----- Dataset extract

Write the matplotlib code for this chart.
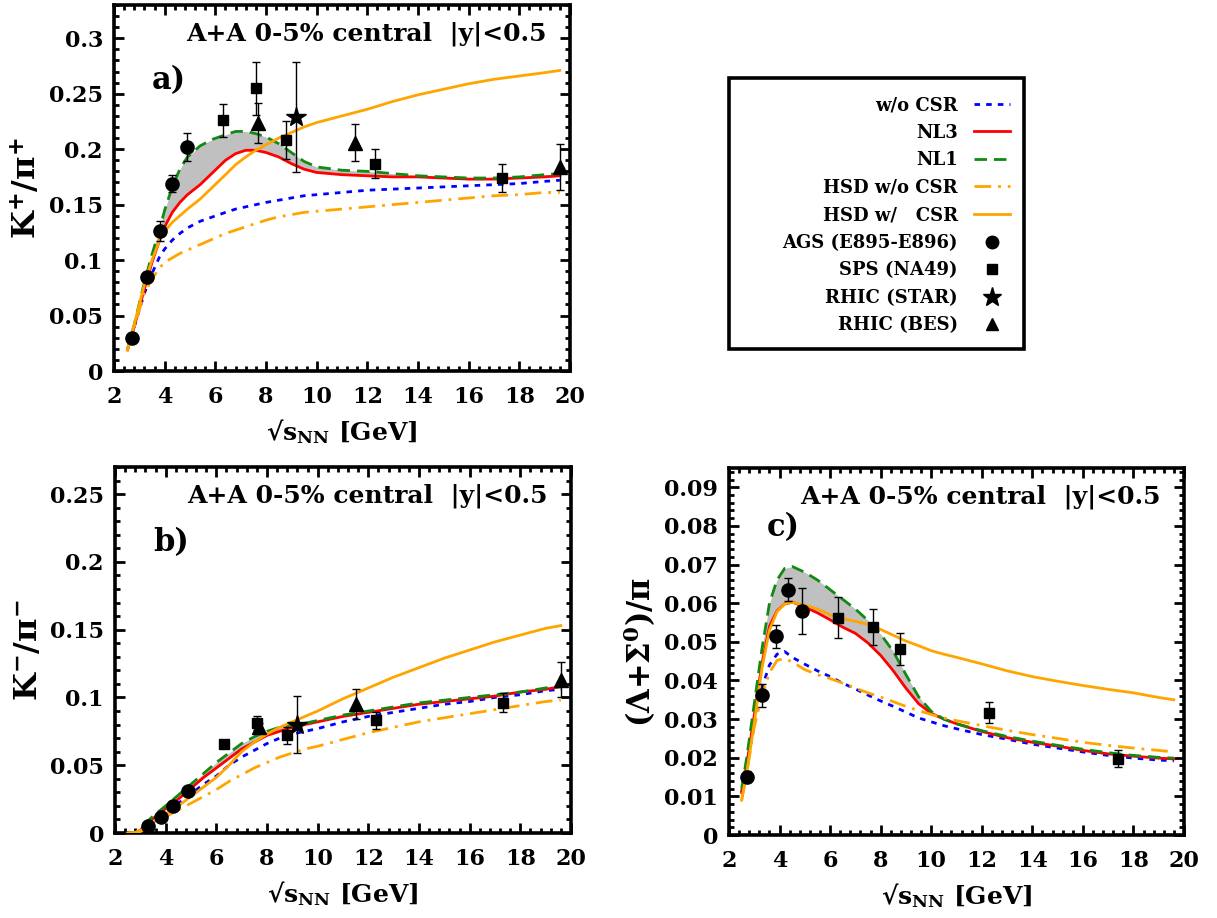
import matplotlib
matplotlib.use('Agg')
import matplotlib.pyplot as plt
from matplotlib.lines import Line2D
from matplotlib.patches import Rectangle
from matplotlib.ticker import MultipleLocator, FuncFormatter

plt.rcParams['font.family'] = ['DejaVu Serif']
plt.rcParams['font.weight'] = 'bold'
plt.rcParams['mathtext.fontset'] = 'dejavuserif'
plt.rcParams['mathtext.default'] = 'bf'

# ---------------- Panel a: K+/pi+ ----------------
xa = [2.53, 2.8, 3.2, 3.5, 3.8, 4.0, 4.3, 4.6, 4.9, 5.4, 5.9, 6.4, 6.8, 7.2, 7.6,
      8.0, 8.5, 9.0, 9.5, 10.0, 11, 12, 13, 14, 15, 16, 17, 18, 19, 19.6]
a_nl1 = [0.019, 0.042, 0.080, 0.105, 0.128, 0.145, 0.166, 0.182, 0.193, 0.203, 0.209, 0.213,
         0.216, 0.216, 0.214, 0.211, 0.205, 0.197, 0.189, 0.184, 0.181, 0.180, 0.178, 0.176,
         0.175, 0.174, 0.174, 0.175, 0.177, 0.178]
a_nl3 = [0.019, 0.040, 0.074, 0.098, 0.118, 0.130, 0.143, 0.152, 0.159, 0.168, 0.179, 0.190,
         0.196, 0.199, 0.199, 0.197, 0.193, 0.187, 0.182, 0.179, 0.177, 0.176, 0.175, 0.175,
         0.174, 0.173, 0.173, 0.174, 0.175, 0.176]
a_wo = [0.019, 0.040, 0.070, 0.088, 0.103, 0.110, 0.118, 0.124, 0.129, 0.135, 0.139, 0.143,
        0.146, 0.148, 0.150, 0.152, 0.154, 0.156, 0.158, 0.159, 0.161, 0.163, 0.164, 0.165,
        0.166, 0.167, 0.168, 0.169, 0.171, 0.172]
a_hsd_wo = [0.019, 0.040, 0.070, 0.083, 0.093, 0.098, 0.102, 0.106, 0.109, 0.114, 0.119, 0.124,
            0.127, 0.130, 0.133, 0.136, 0.139, 0.141, 0.143, 0.144, 0.146, 0.148, 0.150, 0.152,
            0.154, 0.156, 0.158, 0.159, 0.161, 0.161]
a_hsd_w = [0.019, 0.042, 0.078, 0.100, 0.118, 0.126, 0.134, 0.140, 0.146, 0.155, 0.166, 0.177,
           0.186, 0.193, 0.199, 0.204, 0.210, 0.215, 0.220, 0.224, 0.230, 0.236, 0.243, 0.249,
           0.254, 0.259, 0.263, 0.266, 0.269, 0.271]
a_ags_x = [2.7, 3.3, 3.8, 4.3, 4.9]
a_ags_y = [0.030, 0.085, 0.126, 0.169, 0.202]
a_ags_e = [0.003, 0.004, 0.009, 0.008, 0.013]
a_sps_x = [6.3, 7.6, 8.8, 12.3, 17.3]
a_sps_y = [0.226, 0.255, 0.208, 0.187, 0.174]
a_sps_e = [0.015, 0.024, 0.017, 0.013, 0.013]
a_star_x = [9.2]
a_star_y = [0.229]
a_star_e = [0.050]
a_bes_x = [7.7, 11.5, 19.6]
a_bes_y = [0.224, 0.206, 0.184]
a_bes_e = [0.018, 0.017, 0.021]

# ---------------- Panel b: K-/pi- ----------------
xb = [2.5, 2.8, 3.0, 3.3, 3.6, 4.0, 4.5, 5.0, 5.5, 6.0, 6.5, 7.0, 7.5, 8.0, 8.5, 9.0, 9.5,
      10, 11, 12, 13, 14, 15, 16, 17, 18, 19, 19.6]
b_hsd_w = [0.0, 0.0005, 0.002, 0.005, 0.009, 0.014, 0.020, 0.027, 0.034, 0.041, 0.050, 0.060,
           0.067, 0.073, 0.078, 0.082, 0.086, 0.090, 0.099, 0.107, 0.115, 0.122, 0.129, 0.135,
           0.141, 0.146, 0.151, 0.153]
b_nl1 = [0.0, 0.0, 0.002, 0.009, 0.014, 0.020, 0.028, 0.036, 0.044, 0.052, 0.059, 0.066, 0.071,
         0.075, 0.078, 0.080, 0.081, 0.083, 0.087, 0.090, 0.093, 0.096, 0.098, 0.100, 0.102,
         0.104, 0.107, 0.108]
b_nl3 = [0.0, 0.0, 0.002, 0.008, 0.012, 0.018, 0.025, 0.033, 0.041, 0.048, 0.055, 0.062, 0.067,
         0.072, 0.075, 0.078, 0.080, 0.082, 0.086, 0.089, 0.092, 0.095, 0.097, 0.099, 0.101,
         0.104, 0.106, 0.108]
b_wo = [0.0, 0.0, 0.002, 0.007, 0.011, 0.016, 0.022, 0.029, 0.036, 0.042, 0.050, 0.056, 0.061,
        0.066, 0.070, 0.073, 0.075, 0.077, 0.082, 0.086, 0.089, 0.092, 0.095, 0.097, 0.100,
        0.102, 0.105, 0.106]
b_hsd_wo = [0.0, 0.0, 0.001, 0.004, 0.008, 0.012, 0.017, 0.022, 0.027, 0.032, 0.038, 0.043,
            0.048, 0.052, 0.056, 0.059, 0.062, 0.064, 0.069, 0.074, 0.078, 0.082, 0.085, 0.088,
            0.091, 0.094, 0.097, 0.098]
b_ags_x = [3.3, 3.8, 4.3, 4.9]
b_ags_y = [0.005, 0.012, 0.020, 0.031]
b_ags_e = [0.001, 0.001, 0.002, 0.002]
b_sps_x = [6.3, 7.6, 8.8, 12.3, 17.3]
b_sps_y = [0.066, 0.081, 0.072, 0.083, 0.096]
b_sps_e = [0.002, 0.005, 0.006, 0.006, 0.007]
b_star_x = [9.2]
b_star_y = [0.080]
b_star_e = [0.021]
b_bes_x = [7.7, 11.5, 19.6]
b_bes_y = [0.078, 0.095, 0.113]
b_bes_e = [0.003, 0.011, 0.013]

# ---------------- Panel c: (Lambda+Sigma0)/pi ----------------
xc = [2.5, 2.7, 3.0, 3.3, 3.6, 3.9, 4.2, 4.5, 5.0, 5.5, 6.0, 6.5, 7.0, 7.5, 8.0, 8.5, 9.0,
      9.5, 10, 10.5, 11, 12, 13, 14, 15, 16, 17, 18, 19, 19.6]
c_nl1 = [0.012, 0.020, 0.034, 0.048, 0.060, 0.066, 0.069, 0.0695, 0.068, 0.066, 0.0635, 0.061,
         0.0585, 0.0555, 0.052, 0.0475, 0.0415, 0.0358, 0.032, 0.0300, 0.0288, 0.027, 0.0255,
         0.0243, 0.0232, 0.0222, 0.0213, 0.0206, 0.0201, 0.0199]
c_nl3 = [0.011, 0.018, 0.031, 0.044, 0.054, 0.058, 0.0598, 0.0603, 0.059, 0.0575, 0.0557,
         0.0538, 0.0522, 0.0497, 0.0465, 0.0425, 0.0380, 0.0340, 0.0315, 0.0300, 0.0288, 0.0268,
         0.0252, 0.024, 0.023, 0.0219, 0.021, 0.0204, 0.0199, 0.0197]
c_hsd_w = [0.009, 0.016, 0.029, 0.043, 0.053, 0.0578, 0.0598, 0.0602, 0.0595, 0.0585, 0.057,
           0.056, 0.0553, 0.0545, 0.0532, 0.0517, 0.0502, 0.049, 0.0477, 0.0468, 0.046, 0.0443,
           0.0425, 0.041, 0.0398, 0.0387, 0.0377, 0.0368, 0.0356, 0.035]
c_wo = [0.011, 0.018, 0.030, 0.038, 0.044, 0.0468, 0.0475, 0.046, 0.0442, 0.0425, 0.041,
        0.0393, 0.0378, 0.0362, 0.0347, 0.0333, 0.0318, 0.0303, 0.0293, 0.0283, 0.0275, 0.026,
        0.0248, 0.0235, 0.0225, 0.0215, 0.0206, 0.0199, 0.0194, 0.0192]
c_hsd_wo = [0.009, 0.016, 0.028, 0.036, 0.042, 0.0452, 0.0457, 0.0448, 0.0428, 0.0415, 0.0405,
            0.0393, 0.038, 0.0368, 0.0357, 0.0345, 0.0333, 0.0322, 0.0312, 0.0303, 0.0296,
            0.0283, 0.0271, 0.026, 0.025, 0.024, 0.0232, 0.0225, 0.0219, 0.0215]
c_ags_x = [2.7, 3.3, 3.85, 4.35, 4.9]
c_ags_y = [0.0151, 0.0362, 0.0514, 0.0635, 0.0580]
c_ags_e = [0.0015, 0.0030, 0.0030, 0.0030, 0.0060]
c_sps_x = [6.3, 7.7, 8.75, 12.3, 17.4]
c_sps_y = [0.0563, 0.0539, 0.0481, 0.0317, 0.0198]
c_sps_e = [0.0052, 0.0047, 0.0042, 0.0028, 0.0022]

labels = ['w/o CSR', 'NL3', 'NL1', 'HSD w/o CSR', 'HSD w/   CSR',
          'AGS (E895-E896)', 'SPS (NA49)', 'RHIC (STAR)', 'RHIC (BES)']

BLUE = '#0000ff'
RED = '#ff0000'
GREEN = '#118a11'
ORANGE = '#ffa500'
LW = 2.0

fig = plt.figure(figsize=(12.17, 9.18), dpi=100)
W, H = 1217.0, 918.0


def px_axes(l, t, r, b):
    return fig.add_axes([l / W, 1 - b / H, (r - l) / W, (b - t) / H])


gfmt = FuncFormatter(lambda v, p: '%g' % round(v, 6))


def style(ax, ymax, ymaj, ymin):
    ax.set_xlim(2, 20)
    ax.set_ylim(0, ymax)
    ax.xaxis.set_major_locator(MultipleLocator(2))
    ax.xaxis.set_minor_locator(MultipleLocator(0.4))
    ax.yaxis.set_major_locator(MultipleLocator(ymaj))
    ax.yaxis.set_minor_locator(MultipleLocator(ymin))
    ax.yaxis.set_major_formatter(gfmt)
    ax.tick_params(which='both', direction='in', top=True, right=True, width=2.0)
    ax.tick_params(which='major', length=7, labelsize=16, pad=8)
    ax.tick_params(axis='x', which='major', pad=11)
    ax.tick_params(which='minor', length=3.5)
    for s in ax.spines.values():
        s.set_linewidth(2.6)
    for lab in ax.get_xticklabels() + ax.get_yticklabels():
        lab.set_fontweight('bold')
    ax.set_xlabel('√$s_{NN}$ [GeV]', fontsize=18, fontweight='bold', labelpad=6)
    ax.text(0.948, 0.922, 'A+A 0-5% central  |y|<0.5', transform=ax.transAxes,
            ha='right', va='center', fontsize=18, fontweight='bold')


def curves(ax, x, wo, nl3, nl1, hwo, hw):
    ax.fill_between(x, nl3, nl1, color='#c0c0c0', lw=0, zorder=1)
    l1, = ax.plot(x, wo, color=BLUE, lw=LW, dashes=(2, 2.2), zorder=3)
    l2, = ax.plot(x, nl3, color=RED, lw=LW, zorder=3)
    l3, = ax.plot(x, nl1, color=GREEN, lw=LW, dashes=(4.5, 2.5), zorder=3)
    l4, = ax.plot(x, hwo, color=ORANGE, lw=LW, dashes=(6, 2.5, 1, 2.5), zorder=3)
    l5, = ax.plot(x, hw, color=ORANGE, lw=LW, zorder=3)
    return [l1, l2, l3, l4, l5]


def data(ax, x, y, e, marker, ms):
    ax.errorbar(x, y, yerr=e, fmt=marker, color='black', ms=ms, elinewidth=1.0,
                capsize=3, capthick=1.0, zorder=5)


# Panel a
axa = px_axes(114, 5, 570, 371)
handles = curves(axa, xa, a_wo, a_nl3, a_nl1, a_hsd_wo, a_hsd_w)
data(axa, a_ags_x, a_ags_y, a_ags_e, 'o', 9.5)
data(axa, a_sps_x, a_sps_y, a_sps_e, 's', 7.5)
data(axa, a_star_x, a_star_y, a_star_e, '*', 15)
data(axa, a_bes_x, a_bes_y, a_bes_e, '^', 9.5)
style(axa, 0.33, 0.05, 0.01)
axa.set_ylabel('$K^{+}/\\pi^{+}$', fontsize=23, labelpad=4)
axa.text(3.5, 0.262, 'a)', fontsize=22, fontweight='bold', ha='left', va='center')

# Panel b
axb = px_axes(115, 467, 571, 833)
curves(axb, xb, b_wo, b_nl3, b_nl1, b_hsd_wo, b_hsd_w)
data(axb, b_ags_x, b_ags_y, b_ags_e, 'o', 9.5)
data(axb, b_sps_x, b_sps_y, b_sps_e, 's', 7.5)
data(axb, b_star_x, b_star_y, b_star_e, '*', 15)
data(axb, b_bes_x, b_bes_y, b_bes_e, '^', 9.5)
style(axb, 0.27, 0.05, 0.01)
axb.set_ylabel('$K^{-}/\\pi^{-}$', fontsize=23, labelpad=4)
axb.text(3.5, 0.214, 'b)', fontsize=22, fontweight='bold', ha='left', va='center')

# Panel c
axc = px_axes(729, 468, 1184, 835)
curves(axc, xc, c_wo, c_nl3, c_nl1, c_hsd_wo, c_hsd_w)
data(axc, c_ags_x, c_ags_y, c_ags_e, 'o', 9.5)
data(axc, c_sps_x, c_sps_y, c_sps_e, 's', 7.5)
style(axc, 0.095, 0.01, 0.002)
axc.set_ylabel('$(\\Lambda{+}\\Sigma^{0})/\\pi$', fontsize=22, labelpad=4)
axc.text(3.5, 0.0796, 'c)', fontsize=22, fontweight='bold', ha='left', va='center')

# Legend
proxies = [Line2D([], [], ls='none', marker=m, color='black', ms=s)
           for m, s in [('o', 9), ('s', 7), ('*', 14), ('^', 9)]]
fig.add_artist(Rectangle((729 / W, 1 - 349 / H), (1024 - 729) / W, (349 - 78) / H,
                         transform=fig.transFigure, fill=False, lw=2.6, ec='black'))
fig.legend(handles + proxies, labels, loc='upper right',
           bbox_to_anchor=(1010 / W, 1 - 96 / H), frameon=False, markerfirst=False,
           borderpad=0, borderaxespad=0, handlelength=2.0,
           handletextpad=0.9, labelspacing=0.53, prop={'weight': 'bold', 'size': 13})

fig.savefig('out.png', dpi=100)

----------

## Your goal:
Leave out the pictures and restate, word for word, the lines from the top of the data through the line containing "plt.rcParams['mathtext.default'] = 'bf'", both included.

## Exercise result:
Write the matplotlib code for this chart.
import matplotlib
matplotlib.use('Agg')
import matplotlib.pyplot as plt
from matplotlib.lines import Line2D
from matplotlib.patches import Rectangle
from matplotlib.ticker import MultipleLocator, FuncFormatter

plt.rcParams['font.family'] = ['DejaVu Serif']
plt.rcParams['font.weight'] = 'bold'
plt.rcParams['mathtext.fontset'] = 'dejavuserif'
plt.rcParams['mathtext.default'] = 'bf'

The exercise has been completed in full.